Rekomendasi untuk Pelaksanaan yang Efektif
Agar kebijakan kenaikan PPN untuk barang mewah berhasil mencapai tujuan yang diharapkan, pemerintah perlu memastikan beberapa hal. Pertama, sistem pengawasan harus diperkuat untuk mencegah praktik penghindaran pajak. Salah satu caranya adalah dengan memperluas penggunaan teknologi dalam proses pengumpulan pajak, seperti pelacakan digital atas transaksi barang mewah.
Kedua, komunikasi yang transparan kepada masyarakat sangat penting. Pemerintah perlu menjelaskan secara rinci mengapa kebijakan ini diperlukan, bagaimana mekanismenya, dan manfaat apa yang diharapkan bagi masyarakat luas. Transparansi ini akan membantu mengurangi resistensi dari berbagai pihak, terutama pelaku industri yang terdampak langsung.
Ketiga, evaluasi berkala terhadap dampak kebijakan ini perlu dilakukan. Dengan begitu, pemerintah bisa segera mengidentifikasi dan mengatasi masalah yang muncul selama pelaksanaannya. Jika kebijakan ini terbukti tidak efektif atau malah merugikan sektor tertentu, maka perlu ada langkah koreksi yang cepat dan tepat.
Kesimpulan
Kenaikan PPN untuk barang mewah adalah langkah strategis yang diambil pemerintah untuk meningkatkan pendapatan negara tanpa membebani masyarakat kecil. Kebijakan ini juga mencerminkan prinsip keadilan sosial, di mana mereka yang lebih mampu secara ekonomi berkontribusi lebih besar bagi pembangunan negara.
Namun, seperti kebijakan lainnya, pelaksanaan dan dampaknya tidak terlepas dari tantangan. Risiko seperti penurunan permintaan di sektor barang mewah, potensi penghindaran pajak, hingga dampak pada industri terkait, harus diantisipasi dengan baik. Pemerintah perlu mengedepankan pengawasan yang ketat, komunikasi yang transparan, dan evaluasi yang konsisten agar kebijakan ini tidak hanya berjalan di atas kertas, tetapi juga memberikan hasil nyata bagi masyarakat.

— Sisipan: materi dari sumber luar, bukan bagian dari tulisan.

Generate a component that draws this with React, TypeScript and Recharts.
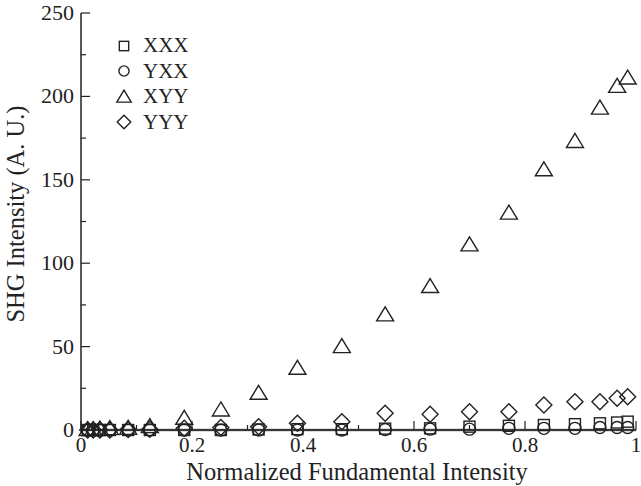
import {
  ScatterChart,
  Scatter,
  XAxis,
  YAxis,
  Legend,
  ReferenceLine,
} from "recharts";

const xValues = [
  0.012, 0.022, 0.034, 0.052, 0.085, 0.124, 0.186, 0.252, 0.32, 0.39, 0.47,
  0.548, 0.629, 0.7, 0.771, 0.834, 0.89, 0.935, 0.966, 0.985,
];
const xxxValues = [0, 0, 0, 0, 0, 0, 0, 0, 0.3, 0.5, 0.5, 0.8, 1, 2, 2.5, 3, 3.5, 4, 4.5, 5];
const yxxValues = [0, 0, 0, 0, 0, 0, 0, 0, 0, 0, 0, 0.3, 0.5, 0.5, 1, 1, 1, 1.5, 1.5, 1.5];
const xyyValues = [0.2, 0.3, 0.5, 0.8, 1, 2, 7, 12, 22, 37, 50, 69, 86, 111, 130, 156, 173, 193, 206, 211];
const yyyValues = [0, 0, 0, 0, 0.3, 0.5, 1, 1.5, 2, 4, 5, 10, 9.5, 11, 11, 15, 17, 17, 19, 20];

const xTicks = [0, 0.1, 0.2, 0.3, 0.4, 0.5, 0.6, 0.7, 0.8, 0.9, 1];
const yTicks = [0, 25, 50, 75, 100, 125, 150, 175, 200, 225, 250];

const INK = "#222";
const FONT = "'Liberation Serif', 'Times New Roman', serif";

const toPoints = (ys: number[]) => xValues.map((x, i) => ({ x, y: ys[i] }));

/* ------------------------------------------------------------------ */
/*  Marker shapes                                                       */
/* ------------------------------------------------------------------ */

type Kind = "square" | "circle" | "triangle" | "diamond";

function Marker({ kind, cx, cy, k = 1 }: { kind: Kind; cx: number; cy: number; k?: number }) {
  const common = { fill: "none", stroke: INK, strokeWidth: 1.4 };
  if (kind === "square")
    return <rect x={cx - 5.5 * k} y={cy - 5.5 * k} width={11 * k} height={11 * k} {...common} />;
  if (kind === "circle") return <circle cx={cx} cy={cy} r={6 * k} {...common} />;
  if (kind === "triangle")
    return (
      <path
        d={`M${cx},${cy - 8 * k} L${cx + 8.5 * k},${cy + 6 * k} L${cx - 8.5 * k},${cy + 6 * k} Z`}
        {...common}
      />
    );
  return (
    <path
      d={`M${cx},${cy - 8 * k} L${cx + 8 * k},${cy} L${cx},${cy + 8 * k} L${cx - 8 * k},${cy} Z`}
      {...common}
    />
  );
}

const shapeOf = (kind: Kind) => (p: any) => <Marker kind={kind} cx={p.cx} cy={p.cy} />;

const series: { name: string; kind: Kind; values: number[] }[] = [
  { name: "XXX", kind: "square", values: xxxValues },
  { name: "YXX", kind: "circle", values: yxxValues },
  { name: "XYY", kind: "triangle", values: xyyValues },
  { name: "YYY", kind: "diamond", values: yyyValues },
];

/* ------------------------------------------------------------------ */
/*  Ticks (inward, major + minor)                                       */
/* ------------------------------------------------------------------ */

const isMajorX = (v: number) => Math.round(v * 10) % 2 === 0;
const isMajorY = (v: number) => Math.round(v) % 50 === 0;
const fmtX = (v: number) => (v === 0 ? "0" : v === 1 ? "1" : v.toFixed(1));

function BottomTick({ x, y, payload }: any) {
  const major = isMajorX(payload.value);
  return (
    <g>
      <line x1={x} x2={x} y1={y} y2={y - (major ? 9 : 5)} stroke={INK} strokeWidth={1.2} />
      {major && (
        <text x={x} y={y + 22} textAnchor="middle" fontSize={21} fill={INK} fontFamily={FONT}>
          {fmtX(payload.value)}
        </text>
      )}
    </g>
  );
}

function TopTick({ x, y, payload }: any) {
  const major = isMajorX(payload.value);
  return <line x1={x} x2={x} y1={y} y2={y + (major ? 9 : 5)} stroke={INK} strokeWidth={1.2} />;
}

function LeftTick({ x, y, payload }: any) {
  const major = isMajorY(payload.value);
  return (
    <g>
      <line x1={x} x2={x + (major ? 9 : 5)} y1={y} y2={y} stroke={INK} strokeWidth={1.2} />
      {major && (
        <text x={x - 7} y={y + 7} textAnchor="end" fontSize={22} fill={INK} fontFamily={FONT}>
          {payload.value}
        </text>
      )}
    </g>
  );
}

function RightTick({ x, y, payload }: any) {
  const major = isMajorY(payload.value);
  return <line x1={x} x2={x - (major ? 9 : 5)} y1={y} y2={y} stroke={INK} strokeWidth={1.2} />;
}

/* ------------------------------------------------------------------ */
/*  Legend                                                              */
/* ------------------------------------------------------------------ */

function LegendBox() {
  return (
    <div style={{ fontFamily: FONT, fontSize: 21, color: INK, lineHeight: "25.5px" }}>
      {series.map((s) => (
        <div key={s.name} style={{ display: "flex", alignItems: "center" }}>
          <svg width={20} height={22} style={{ marginRight: 9 }}>
            <Marker kind={s.kind} cx={10} cy={11} k={0.85} />
          </svg>
          <span>{s.name}</span>
        </div>
      ))}
    </div>
  );
}

export default function App() {
  return (
    <div style={{ position: "absolute", left: 0, top: 0, background: "#fff" }}>
      <ScatterChart width={641} height={486} margin={{ top: 13, right: 5, bottom: 0, left: 0 }}>
        <XAxis
          type="number"
          dataKey="x"
          domain={[0, 1]}
          ticks={xTicks}
          interval={0}
          tickSize={0}
          tickMargin={0}
          height={56}
          tick={<BottomTick />}
          tickLine={false}
          axisLine={{ stroke: INK, strokeWidth: 1.5 }}
          label={() => (
            <text x={357} y={480} textAnchor="middle" fontSize={24.5} fill={INK} fontFamily={FONT}>
              Normalized Fundamental Intensity
            </text>
          )}
        />
        <XAxis
          xAxisId="top"
          orientation="top"
          type="number"
          domain={[0, 1]}
          ticks={xTicks}
          interval={0}
          tickSize={0}
          tickMargin={0}
          height={0}
          tick={<TopTick />}
          tickLine={false}
          axisLine={{ stroke: INK, strokeWidth: 1.5 }}
        />
        <YAxis
          type="number"
          dataKey="y"
          domain={[0, 250]}
          ticks={yTicks}
          interval={0}
          tickSize={0}
          tickMargin={0}
          width={81}
          tick={<LeftTick />}
          tickLine={false}
          axisLine={{ stroke: INK, strokeWidth: 1.5 }}
          label={() => (
            <text
              transform="rotate(-90)"
              x={-214}
              y={24}
              textAnchor="middle"
              fontSize={24.5}
              fill={INK}
              fontFamily={FONT}
            >
              SHG Intensity (A. U.)
            </text>
          )}
        />
        <YAxis
          yAxisId="right"
          orientation="right"
          type="number"
          domain={[0, 250]}
          ticks={yTicks}
          interval={0}
          tickSize={0}
          tickMargin={0}
          width={0}
          tick={<RightTick />}
          tickLine={false}
          axisLine={{ stroke: INK, strokeWidth: 1.5 }}
        />
        <ReferenceLine y={0} stroke="#777" strokeWidth={2.5} />
        <Legend
          layout="vertical"
          align="center"
          verticalAlign="middle"
          wrapperStyle={{ left: 114, top: 33, width: "auto" }}
          content={() => <LegendBox />}
        />
        {series.map((s) => (
          <Scatter
            key={s.name}
            name={s.name}
            data={toPoints(s.values)}
            shape={shapeOf(s.kind)}
            isAnimationActive={false}
          />
        ))}
      </ScatterChart>
    </div>
  );
}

Pada akhirnya, keberhasilan kebijakan ini sangat bergantung pada partisipasi semua pihak, baik pemerintah, pelaku industri, maupun masyarakat. Dengan kerja sama yang baik, kenaikan PPN untuk barang mewah bisa menjadi langkah awal menuju sistem perpajakan yang lebih adil dan berkelanjutan bagi Indonesia.